Notably, the battle for mobile supremacy is far from over. First off, the holiday season is approaching, so time will tell which vendors' wares end up being the must-have techie gift of the year. Second, Microsoft is on the brink of rolling out its shiny new smartphone and tablet platforms, which could shift the playing field.

In total, global tablet shipments hit 24.7 million units during Q3, up from 17.2 million year over year. The represents 43 percent annual growth, compared with 289 percent annual growth in Q2 2011. According to Strategy Analytics, this was the weakest growth rate since the modern tablet industry began in Q2 2010.

"Demand for tablets slowed due to ongoing economic uncertainty and consumers holding off purchases in anticipation of multiple new models, like the iPad Mini, during the upcoming Q4 holiday season," King said.

Overall, Apple shipped a "disappointing" 14 million iPads worldwide, according to Peter King, director at Strategy Analytics, seeing its market share drop from 64 percent a year ago to 57 percent.
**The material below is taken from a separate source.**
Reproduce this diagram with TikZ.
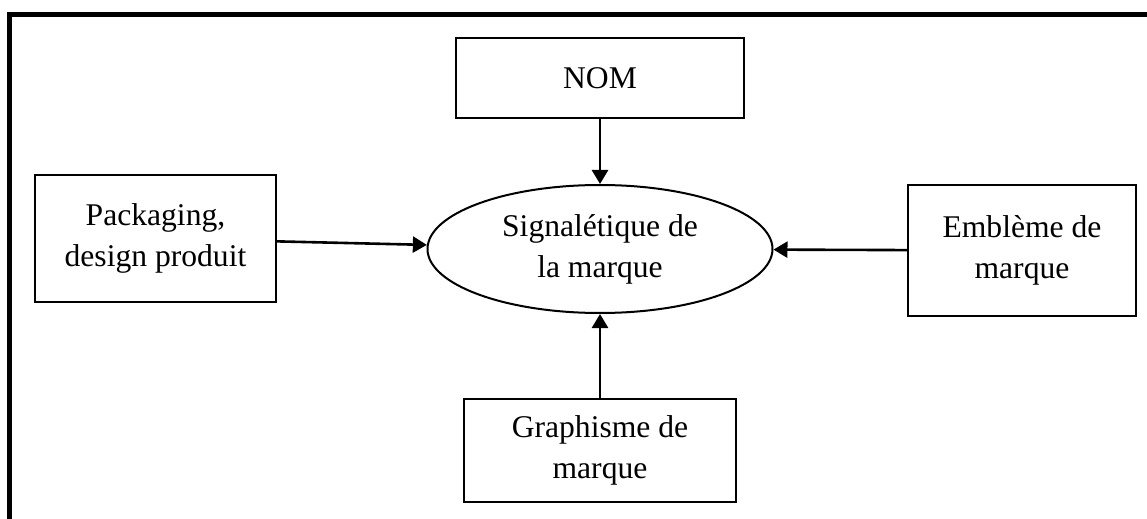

King said that Apple's slowdown allowed the Android community to make gains, and Android's global share of the tablet market now stands at a record 41 percent. No single Android vendor has come close to Apple in terms of volume, but "the collective weight of dozens of hardware partners, such as Asus, Samsung, and Nook, is helping Google's Android platform to register a growing presence in tablets," said Neil Mawston, executive director at Strategy Analytics.

Microsoft, meanwhile, managed to capture a niche 2 percent global tablet share, holding steady year over year at 400,000 shipments. The imminent release of the Windows 8 platform could drive Microsoft tablet volumes higher during the holiday season.

Meanwhile, smartphone-market growth has slowed down as well: Between Q3 of 2010 and 2011, it had grown 44 percent to 117.1 million. This year, it has grown just 32.8 percent, up to 155.5 million.

Samsung emerged as the smartphone leader in terms of overall shipments, having successfully delivered more than twice as many smartphones as Apple this past quarter (55.5 million compared to Apple's 26.9 million). "Samsung looks to be running away from the pack, while Apple's new product portfolio continues to eat into its decreasing gross margins," said senior analyst Michael Morgan. "Apple will need to ship over 94 million smartphones in Q4 if it wants to match its 2011 shipment growth of 96 percent."

Nokia has had a particularly rough year for hawking its smartphones, which shipments dropping by 38 percent from Q2 2012 to 6.3 million. ABI attributed that decline to the fact that Nokia's Lumia line cannot be upgraded to the upcoming Windows Phone 8 software release. "With competing OEMs looking to take advantage of the WP8 platform, Nokia will have trouble remaining a top ten smartphone OEM in Q4," according to the research company.

Meanwhile, LG enjoyed a respectable 22.8 percent bump in shipments year over year, from 5.7 million to 7 million. Up-and-comer ZTE, though, saw the most growth: a 168 percent bounce from 3.1 million shipments to 8.3 million year over year. Huawei, meanwhile, shipped 52 percent more smartphones year over year, increasing from 5 million to 7.6 million.

Then there's struggling RIM, which saw its shipments dwindle by 37.2 percent, dropping from 11.8 million shipped units to 7.4 million. HTC, too, has had a rough year: Its shipments are down by more than 56 percent, from 13.2 million to 6 million.